Trésors des BU. Un livre colossal d’anatomie

 
Publié le 13/03/2023 - Mis à jour le 10/05/2023
Un texte colossal

Dans la réserve de la bibliothèque universitaire de Lettres, Sciences humaines et sociales de Nancy, un livre colossal par ses dimensions et son poids est posé à plat sur un support conçu spécialement pour lui. Haut de 103 cm, large de 70 cm, épais de 22 cm, sa consultation requiert la coopération de deux personnes. Il porte un titre notable : Anatomiae Universae Icones ou Les images de l’anatomie universelle.

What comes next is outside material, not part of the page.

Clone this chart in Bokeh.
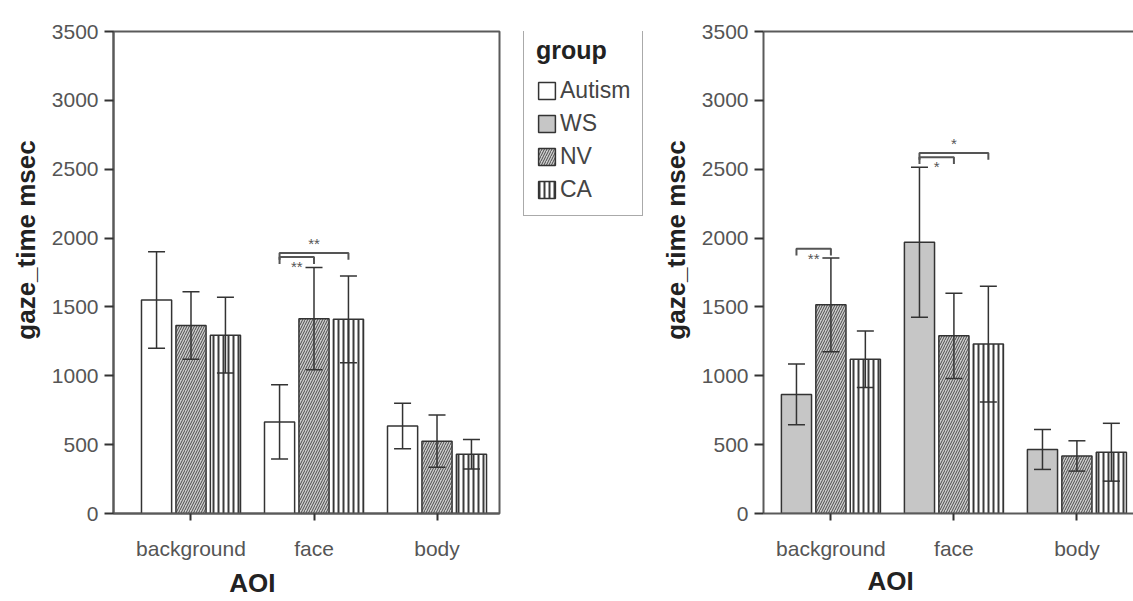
from bokeh.plotting import figure
from bokeh.models import (Range1d, FixedTicker, LinearAxis, Legend, LegendItem,
                          ColumnDataSource, Whisker, TeeHead)
from bokeh.layouts import row
from bokeh.embed import file_html
from bokeh.resources import INLINE
from bokeh.core.properties import value

# ---------------- data ----------------
aoi_labels = ["background", "face", "body"]
legend_groups = ["Autism", "WS", "NV", "CA"]
y_ticks = [0, 500, 1000, 1500, 2000, 2500, 3000, 3500]

left_groups = ["Autism", "NV", "CA"]
left_autism_mean = [1550, 665, 635]
left_autism_err = [350, 270, 165]
left_nv_mean = [1365, 1415, 525]
left_nv_err = [245, 372, 190]
left_ca_mean = [1295, 1410, 430]
left_ca_err = [275, 315, 107]

right_groups = ["WS", "NV", "CA"]
right_ws_mean = [865, 1970, 465]
right_ws_err = [220, 545, 145]
right_nv_mean = [1515, 1290, 418]
right_nv_err = [340, 310, 110]
right_ca_mean = [1120, 1230, 445]
right_ca_err = [205, 420, 210]

# significance brackets: (aoi index, from slot, to slot, height, stars, side of label)
left_brackets = [(1, 0, 2, 1892, "**", "above"), (1, 0, 1, 1862, "**", "below")]
right_brackets = [(0, 0, 1, 1923, "**", "below"),
                  (1, 0, 2, 2618, "*", "above"),
                  (1, 0, 1, 2587, "*", "below")]

# ---------------- styles ----------------
FONT = "Liberation Sans"
NB = "\u00a0"
SLOT_OFFSETS = [-0.28, 0.0, 0.28]
BAR_W = 0.245
STYLE = {
    "Autism": dict(fill_color="white"),
    "WS": dict(fill_color="#c6c6c6"),
    "NV": dict(fill_color="#cdcdcd", hatch_pattern="/", hatch_color="#4a4a4a",
               hatch_scale=5, hatch_weight=1),
    "CA": dict(fill_color="white", hatch_pattern="|", hatch_color="#3c3c3c",
               hatch_scale=5, hatch_weight=2),
}


def style_axes(p, tick_standoff, label_standoff, ylab_standoff, aoi_pad):
    p.xgrid.visible = False
    p.ygrid.visible = False
    for ax in (p.xaxis[0], p.yaxis[0]):
        ax.axis_line_color = "#5a5a5a"
        ax.axis_line_width = 2
        ax.major_tick_line_color = "#333333"
        ax.major_tick_line_width = 2
        ax.major_tick_in = 0
        ax.minor_tick_line_color = None
        ax.major_label_text_font = FONT
        ax.major_label_text_font_size = "21px"
        ax.major_label_text_color = "#555555"
        ax.axis_label_text_font = FONT
        ax.axis_label_text_font_size = "26px"
        ax.axis_label_text_font_style = "bold"
        ax.axis_label_text_color = "#222222"
    p.yaxis[0].ticker = FixedTicker(ticks=y_ticks)
    p.yaxis[0].major_tick_out = 9
    p.yaxis[0].major_label_standoff = 6
    p.yaxis[0].axis_label = NB * 9 + "gaze_time msec"
    p.yaxis[0].axis_label_standoff = ylab_standoff
    p.xaxis[0].ticker = FixedTicker(ticks=[0, 1, 2])
    p.xaxis[0].major_label_overrides = {i: lab for i, lab in enumerate(aoi_labels)}
    p.xaxis[0].major_tick_out = 7
    p.xaxis[0].major_label_standoff = tick_standoff
    p.xaxis[0].axis_label = "AOI" + NB * aoi_pad
    p.xaxis[0].axis_label_standoff = label_standoff


def draw_bars(p, groups, means, errs):
    rends = {}
    for slot, g in enumerate(groups):
        xs = [i + SLOT_OFFSETS[slot] for i in range(len(aoi_labels))]
        src = ColumnDataSource(dict(
            x=xs, top=means[slot],
            upper=[m + e for m, e in zip(means[slot], errs[slot])],
            lower=[m - e for m, e in zip(means[slot], errs[slot])]))
        r = p.vbar(x="x", top="top", bottom=0, width=BAR_W, source=src,
                   line_color="#333333", line_width=1.5, **STYLE[g])
        rends[g] = r
        w = Whisker(base="x", upper="upper", lower="lower", source=src,
                    dimension="height", line_color="#333333", line_width=1.5,
                    upper_head=TeeHead(size=17, line_color="#333333", line_width=1.5),
                    lower_head=TeeHead(size=17, line_color="#333333", line_width=1.5),
                    level="annotation")
        p.add_layout(w)
    return rends


def draw_brackets(p, brackets):
    drop = 50
    xs, ys = [], []
    tx, ty, tt, tb = [], [], [], []
    for cat, a, b, h, stars, side in brackets:
        x0 = cat + SLOT_OFFSETS[a]
        x1 = cat + SLOT_OFFSETS[b]
        xs.append([x0, x0, x1, x1])
        ys.append([h - drop, h, h, h - drop])
        tx.append((x0 + x1) / 2)
        ty.append(h)
        tt.append(stars)
        tb.append("bottom" if side == "above" else "top")
    p.multi_line(xs=xs, ys=ys, line_color="#555555", line_width=2)
    for base in ("bottom", "top"):
        sub = ColumnDataSource(dict(
            x=[x for x, bb in zip(tx, tb) if bb == base],
            y=[y for y, bb in zip(ty, tb) if bb == base],
            t=[t for t, bb in zip(tt, tb) if bb == base]))
        p.text(x="x", y="y", text="t", source=sub, text_align="center",
               text_baseline=base, y_offset=(-1 if base == "bottom" else 1),
               text_font=value(FONT), text_font_size="15px", text_color="#555555")


# ---------------- left panel ----------------
p1 = figure(width=505, height=601, x_range=Range1d(-0.63, 2.508), y_range=Range1d(0, 3500),
            output_backend="svg", toolbar_location=None,
            min_border_left=113, min_border_right=6, min_border_top=22, min_border_bottom=88)
p1.outline_line_color = "#5a5a5a"
p1.outline_line_width = 2
style_axes(p1, 16, 5, 8, 15)
draw_bars(p1, left_groups,
          [left_autism_mean, left_nv_mean, left_ca_mean],
          [left_autism_err, left_nv_err, left_ca_err])
draw_brackets(p1, left_brackets)

# ---------------- legend panel ----------------
pl = figure(width=150, height=601, x_range=Range1d(0, 1), y_range=Range1d(0, 1),
            output_backend="svg", toolbar_location=None,
            x_axis_location=None, y_axis_location=None, min_border=0)
pl.outline_line_color = None
pl.xgrid.visible = False
pl.ygrid.visible = False
legend_means = {"Autism": left_autism_mean, "WS": right_ws_mean,
                "NV": right_nv_mean, "CA": right_ca_mean}
legend_rends = {}
for g in legend_groups:
    src = ColumnDataSource(dict(x=[0, 1, 2], top=legend_means[g]))
    r = pl.vbar(x="x", top="top", bottom=0, width=BAR_W, source=src,
                line_color="#333333", line_width=1.5, **STYLE[g])
    r.visible = False
    legend_rends[g] = r
legend = Legend(items=[LegendItem(label=g, renderers=[legend_rends[g]]) for g in legend_groups],
                location=(18, 297), title="group",
                title_text_font=FONT, title_text_font_size="25px", title_text_font_style="bold",
                title_text_color="#222222", title_standoff=12,
                label_text_font=FONT, label_text_font_size="23px", label_text_color="#444444",
                glyph_width=21, glyph_height=21, label_standoff=3, spacing=6,
                padding=12, margin=0, border_line_color="#555555", border_line_width=1.5,
                background_fill_color="white", background_fill_alpha=1,
                inactive_fill_alpha=0, click_policy="none")
pl.add_layout(legend)

# ---------------- right panel ----------------
p2 = figure(width=478, height=601, x_range=Range1d(-0.548, 2.460), y_range=Range1d(0, 3500),
            output_backend="svg", toolbar_location=None,
            min_border_left=108, min_border_right=0, min_border_top=31, min_border_bottom=79)
p2.outline_line_color = None
style_axes(p2, 16, 3, 8, 16)
top_axis = LinearAxis(ticker=FixedTicker(ticks=[]), axis_line_color="#5a5a5a", axis_line_width=2,
                      major_tick_line_color=None, minor_tick_line_color=None,
                      major_label_text_font_size="0px")
p2.add_layout(top_axis, "above")
draw_bars(p2, right_groups,
          [right_ws_mean, right_nv_mean, right_ca_mean],
          [right_ws_err, right_nv_err, right_ca_err])
draw_brackets(p2, right_brackets)

layout = row(p1, pl, p2)
open("out.html", "w").write(file_html(layout, INLINE))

Ce remarquable atlas anatomique qui provient de la BU Santé, est composé de 44 planches, dont une partie porte la signature d’Antonio Serantoni. Les dessins sur chaque planche sont réalisés de telle manière qu’ils forment (disposés verticalement 3 par 3) le corps d’un homme d’environ 160 cm, présenté en position de face et de dos. La séquence des planches a été conçue en suivant un ordre précis : à partir du système musculaire superficiel, on découvre, couche après couche, l’univers profond des viscères. L’atlas permet une autopsie virtuelle du corps humain, représenté en grandeur nature, et une observation minutieuse de la plus subtile veine qui le traverse.

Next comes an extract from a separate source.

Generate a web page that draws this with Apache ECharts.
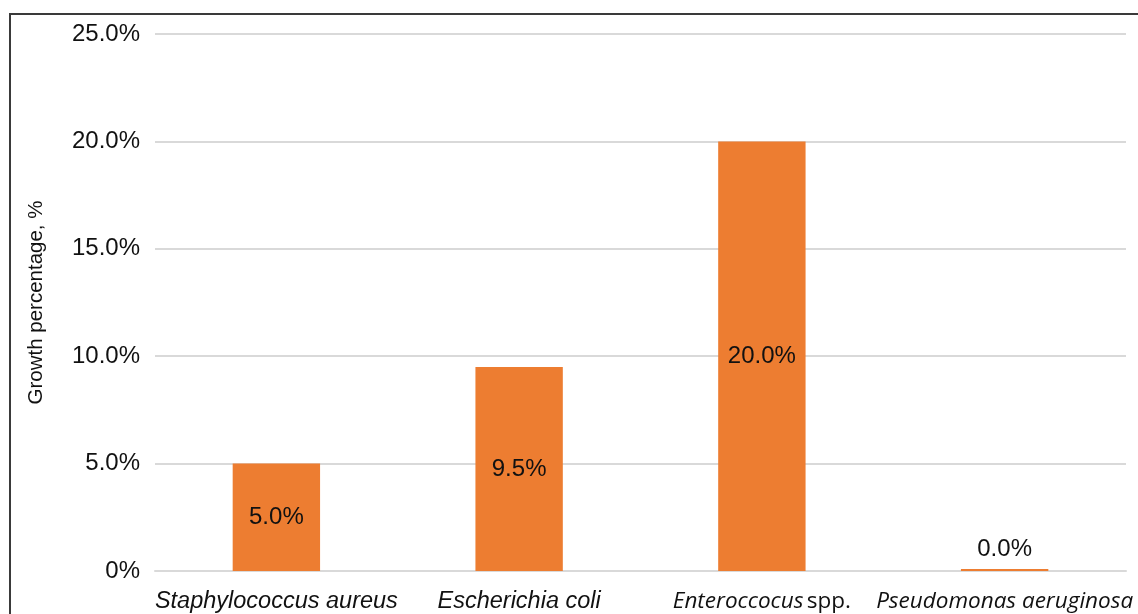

L’auteur de cet atlas est Paolo Mascagni, médecin et anatomiste italien, qui a consacré les trente dernières années de sa vie à la réalisation de cette œuvre extraordinaire pour son inspiration et son format. Afin de perfectionner l’illustration et de rendre l’image plus réaliste, Mascagni a exigé l’emploi de la technique lithographique en couleur qui était, à cette époque, une véritable nouveauté. Le clair-obscur souligne la structure et la profondeur des tissus, tandis que les couleurs conventionnelles (rouge écarlate pour les artères, bleu pour les veines, blanc pour les nerfs et les vaisseaux lymphatiques) donnent du relief à cette trame organique de « fils » qui habille la sinuosité des muscles [fig. 1].

Ce travail est le résultat des recherches de Paolo Mascagni sur les vaisseaux sanguins. Il a été le premier à montrer la ramification des vaisseaux à travers la technique de l’injection de mercure. Chaque planche de l’atlas est en outre accompagnée d’une copie où sont indiquées en détail les parties anatomiques représentées. L’objectif pédagogique de l’œuvre était en effet l’une des préoccupations majeures de Mascagni qui enseignait l’anatomie à l’université de Pise, en Toscane.

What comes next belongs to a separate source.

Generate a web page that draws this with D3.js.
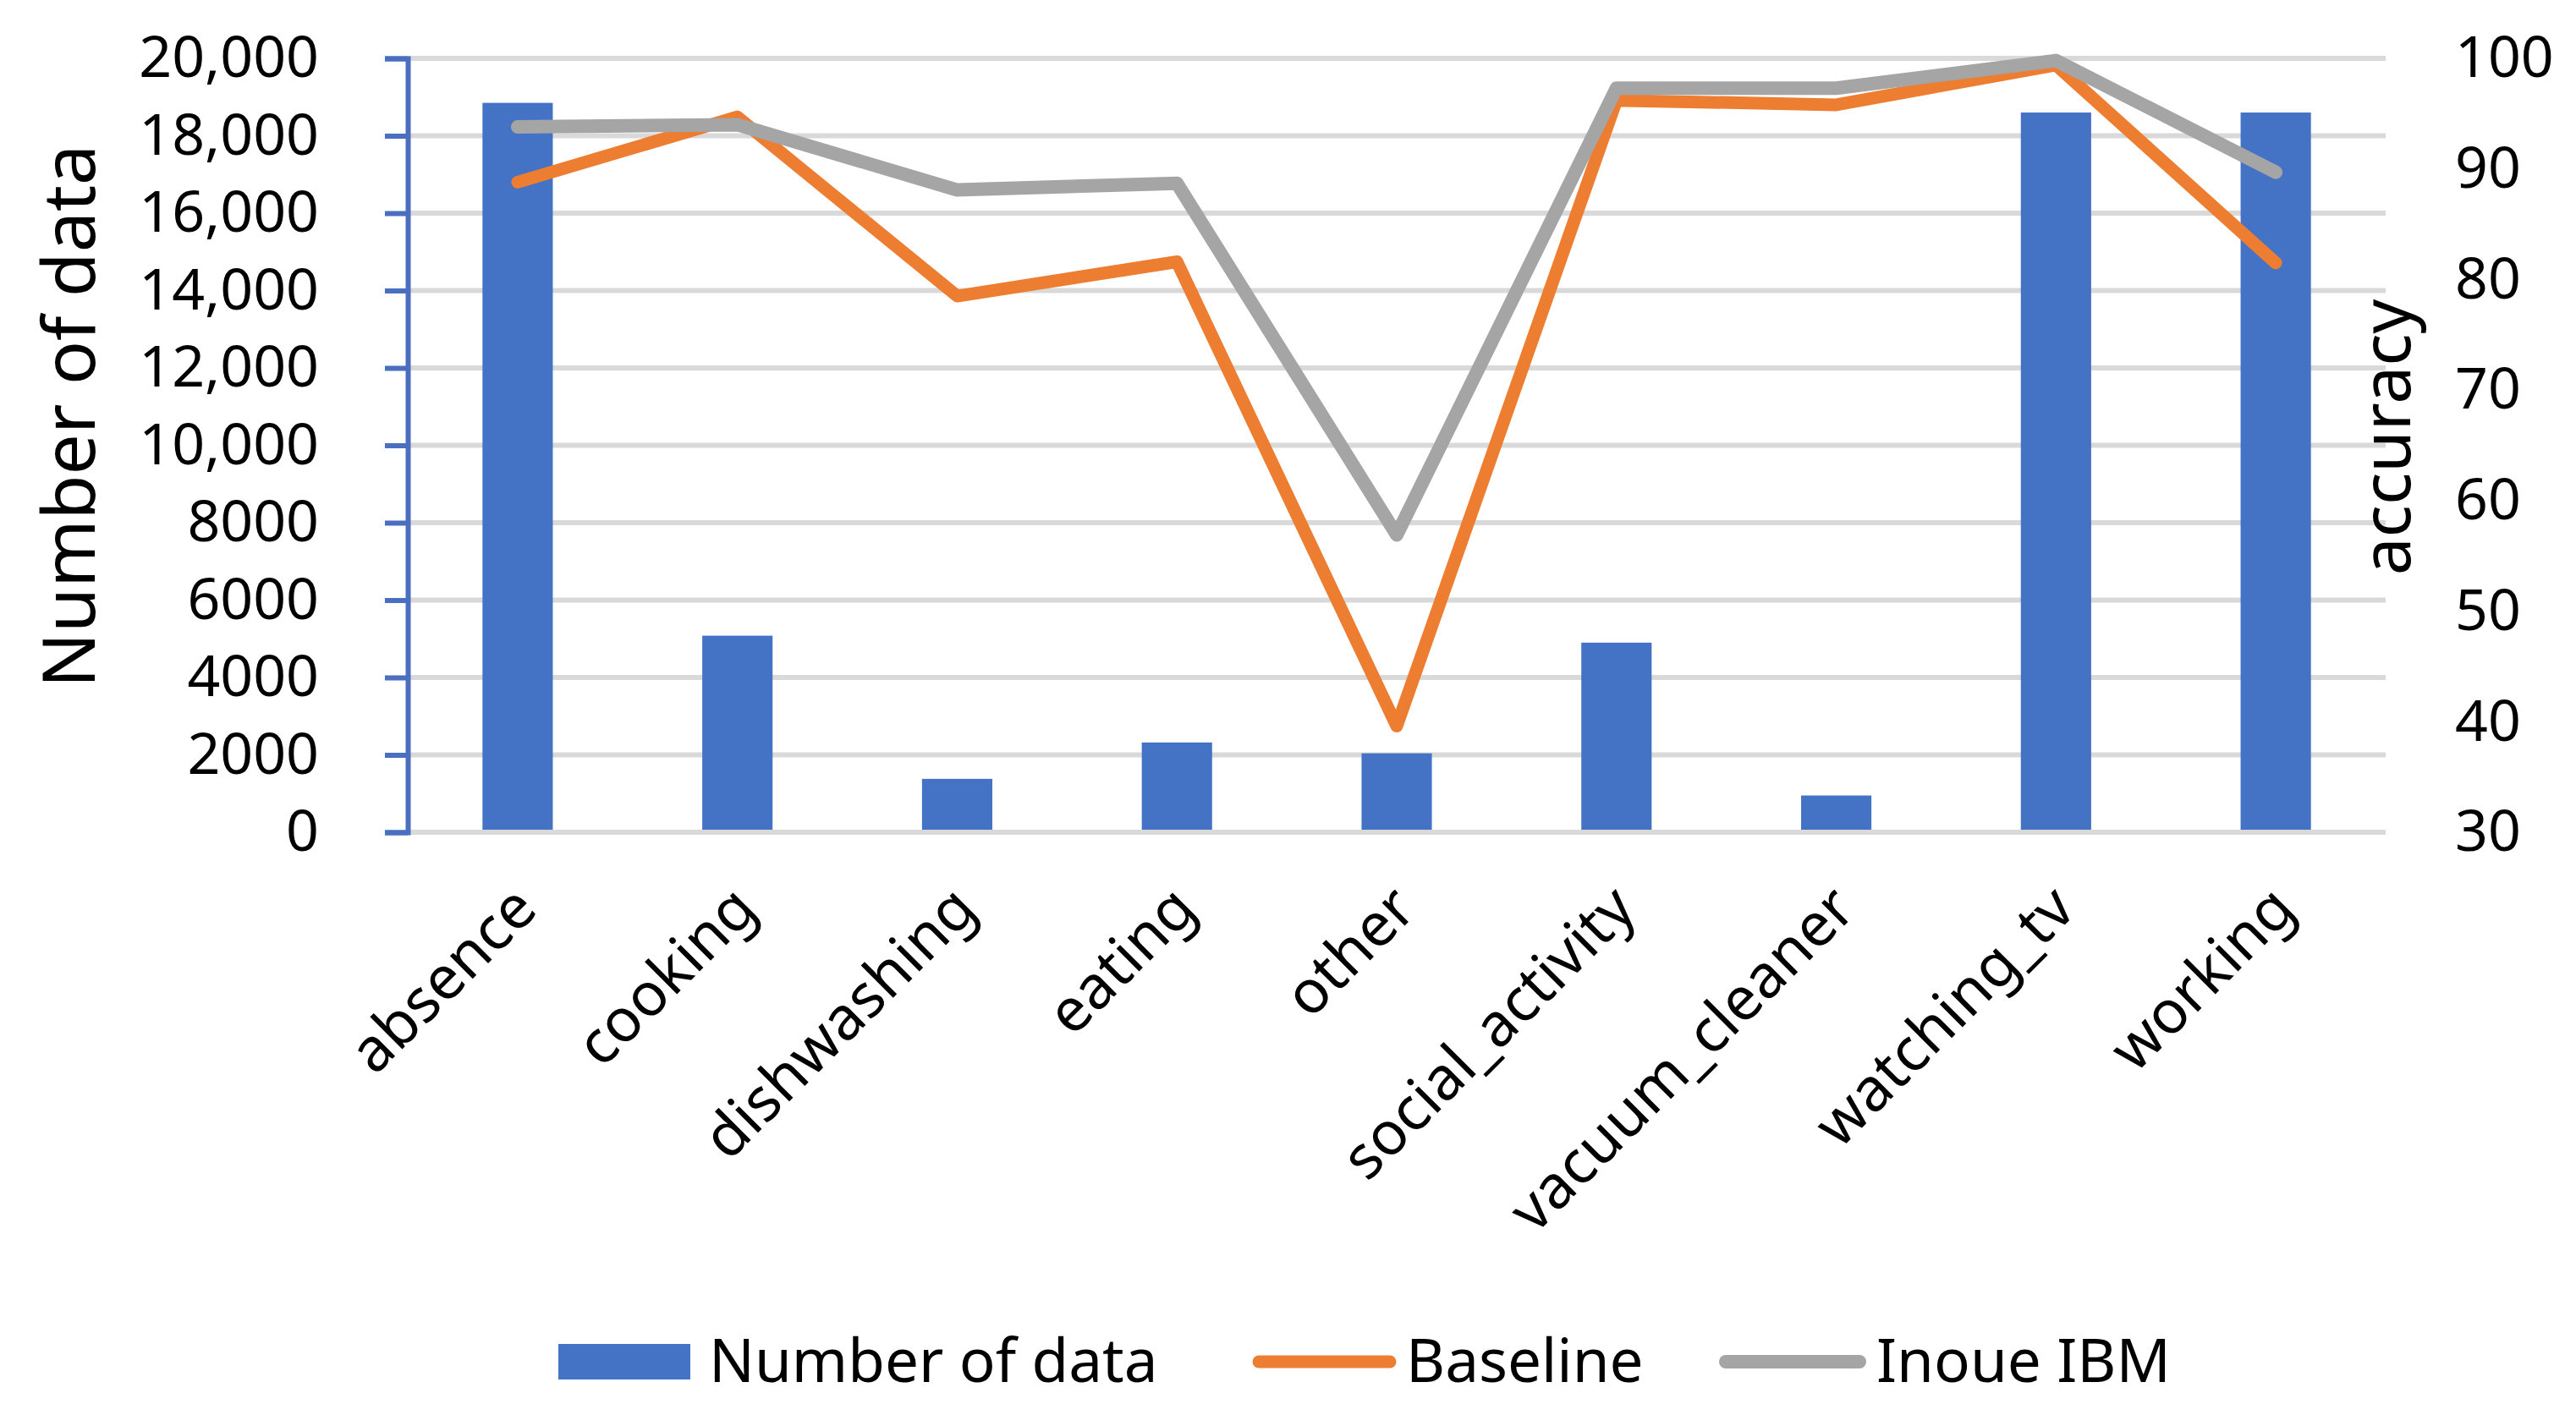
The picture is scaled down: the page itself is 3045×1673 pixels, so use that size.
<!DOCTYPE html>
<html>
<head>
<meta charset="utf-8">
<script src="https://cdn.jsdelivr.net/npm/d3@7"></script>
<style>
  html, body { margin: 0; padding: 0; background: #fff; }
  svg { display: block; }
  text { font-family: "Noto Sans", "Open Sans", sans-serif; fill: #000; }
</style>
</head>
<body>
<script>
const categories = ["absence","cooking","dishwashing","eating","other","social_activity","vacuum_cleaner","watching_tv","working"];
const numberOfData = [18850, 5080, 1380, 2320, 2040, 4900, 950, 18600, 18600];
const baseline = [88.8, 94.7, 78.5, 81.6, 39.6, 96.2, 95.8, 99.4, 81.5];
const inoueIBM = [93.8, 94.0, 88.1, 88.7, 56.9, 97.3, 97.3, 99.8, 89.7];
const leftTicks = [0, 2000, 4000, 6000, 8000, 10000, 12000, 14000, 16000, 18000, 20000];
const rightTicks = [30, 40, 50, 60, 70, 80, 90, 100];
const seriesNames = ["Number of data", "Baseline", "Inoue IBM"];

const W = 3045, H = 1673;
const plot = { left: 482, right: 2820, top: 69, bottom: 984 };
const colors = { bar: "#4472C4", base: "#ED7D31", inoue: "#A5A5A5", grid: "#D9D9D9", axis: "#4A6FBF" };

const svg = d3.select("body").append("svg").attr("width", W).attr("height", H);

const x = d3.scaleBand().domain(categories).range([plot.left, plot.right])
  .paddingInner(0.68).paddingOuter(0.34);
const yL = d3.scaleLinear().domain([0, 20000]).range([plot.bottom, plot.top]);
const yR = d3.scaleLinear().domain([30, 100]).range([plot.bottom, plot.top]);

// gridlines
svg.append("g").selectAll("line").data(leftTicks).join("line")
  .attr("x1", plot.left).attr("x2", plot.right)
  .attr("y1", d => yL(d)).attr("y2", d => yL(d))
  .attr("stroke", colors.grid).attr("stroke-width", 6);

// left axis
const fmtL = d => d >= 10000 ? d3.format(",")(d) : String(d);
const gL = svg.append("g").attr("transform", `translate(${plot.left},0)`)
  .call(d3.axisLeft(yL).tickValues(leftTicks).tickFormat(fmtL).tickSize(27).tickPadding(78));
gL.select(".domain").attr("stroke", colors.axis).attr("stroke-width", 6);
gL.selectAll(".tick line").attr("stroke", colors.axis).attr("stroke-width", 6);
gL.selectAll(".tick text").attr("font-size", 68).attr("fill", "#000")
  .attr("font-family", "Noto Sans, sans-serif");

// right axis
const gR = svg.append("g").attr("transform", `translate(${plot.right},0)`)
  .call(d3.axisRight(yR).tickValues(rightTicks).tickSize(0).tickPadding(82));
gR.select(".domain").remove();
gR.selectAll(".tick text").attr("font-size", 68).attr("fill", "#000")
  .attr("font-family", "Noto Sans, sans-serif");

// bars
svg.append("g").selectAll("rect").data(categories).join("rect")
  .attr("x", d => x(d)).attr("width", x.bandwidth())
  .attr("y", (d, i) => yL(numberOfData[i]))
  .attr("height", (d, i) => yL(0) - yL(numberOfData[i]) - 3)
  .attr("fill", colors.bar);

// lines
const cx = d => x(d) + x.bandwidth() / 2;
const lineGen = vals => d3.line().x((d) => cx(d)).y((d, i) => yR(vals[i]))(categories);
svg.append("path").attr("d", lineGen(baseline)).attr("fill", "none")
  .attr("stroke", colors.base).attr("stroke-width", 15)
  .attr("stroke-linejoin", "round").attr("stroke-linecap", "round");
svg.append("path").attr("d", lineGen(inoueIBM)).attr("fill", "none")
  .attr("stroke", colors.inoue).attr("stroke-width", 16)
  .attr("stroke-linejoin", "round").attr("stroke-linecap", "round");

// x category labels
svg.append("g").selectAll("text").data(categories).join("text")
  .attr("transform", d => `translate(${cx(d) + 26},${plot.bottom + 94}) rotate(-45)`)
  .attr("text-anchor", "end").attr("font-size", 71)
  .text(d => d);

// axis titles
svg.append("text").attr("transform", `translate(112,492) rotate(-90)`)
  .attr("text-anchor", "middle").attr("font-size", 86).text("Number of data");
svg.append("text").attr("transform", `translate(2849,517) rotate(-90)`)
  .attr("text-anchor", "middle").attr("font-size", 80).text("accuracy");

// legend
const leg = svg.append("g");
leg.append("rect").attr("x", 660).attr("y", 1589).attr("width", 156).attr("height", 42).attr("fill", colors.bar);
leg.append("text").attr("x", 838).attr("y", 1634).attr("font-size", 71).text(seriesNames[0]);
leg.append("line").attr("x1", 1488).attr("x2", 1643).attr("y1", 1610).attr("y2", 1610)
  .attr("stroke", colors.base).attr("stroke-width", 15).attr("stroke-linecap", "round");
leg.append("text").attr("x", 1662).attr("y", 1634).attr("font-size", 71).text(seriesNames[1]);
leg.append("line").attr("x1", 2040).attr("x2", 2198).attr("y1", 1610).attr("y2", 1610)
  .attr("stroke", colors.inoue).attr("stroke-width", 16).attr("stroke-linecap", "round");
leg.append("text").attr("x", 2218).attr("y", 1634).attr("font-size", 71).text(seriesNames[2]);
</script>
</body>
</html>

Mascagni travaille sans relâche à cet ambitieux projet jusqu’à la fin de sa vie sans toutefois pouvoir voir son achèvement. Les héritiers confient la publication de l’ouvrage à son élève, le corse François Carlo Antommarchi. Les Anatomiae Universae Icones sont publiées après sa mort, en 1823.

L'ouvrage, dédié au grand-duc de Toscane Léopold II, porte sur la page de titre l’image du cénotaphe de Paolo Mascagni en style néoclassique, sculpté par Stefano Ricci, qui montre la personnification allégorique de l'Anatomie pleureuse, aujourd’hui conservé à l’Accademia dei Fisiocritici, à Sienne, en Toscane.

L’exemplaire conservé à la bibliothèque universitaire se distingue par une somptueuse reliure en cuir décorée d’encadrements dorés à motifs végétaux alternés de motifs à froid. Le plat inférieur montre les armes de la maison de Bauffremont* [fig. 2]. Au milieu du plat supérieur se trouve un grand fleuron avec deux figures allégoriques [fig. 3]. À gauche, une figure féminine tient dans la main un livre portant le titre « Icones », et à droite une autre figure coiffée d’une étoile et accompagnée d’un rapace, montre dans la main un livre fermé par des charnières. Si leurs attributs permettent de les identifier comme allégories de la Mémoire et de l’Ingenium, les détails qui contrastent avec l’iconographie traditionnelle et notamment, l’inscription « Icones » sur la tablette de la Mémoire et le livre ancien dans les mains de l’Ingenium, suggèrent de considérer ces figures mystérieuses comme personnifications respectivement de l’Anatomie moderne qui fonde sa pratique sur les « images » en tant qu’instrument, et de l’Anatomie ancienne basée sur la tradition philosophique.

* Nous remercions Jean-Christophe Blanchard pour leur identification.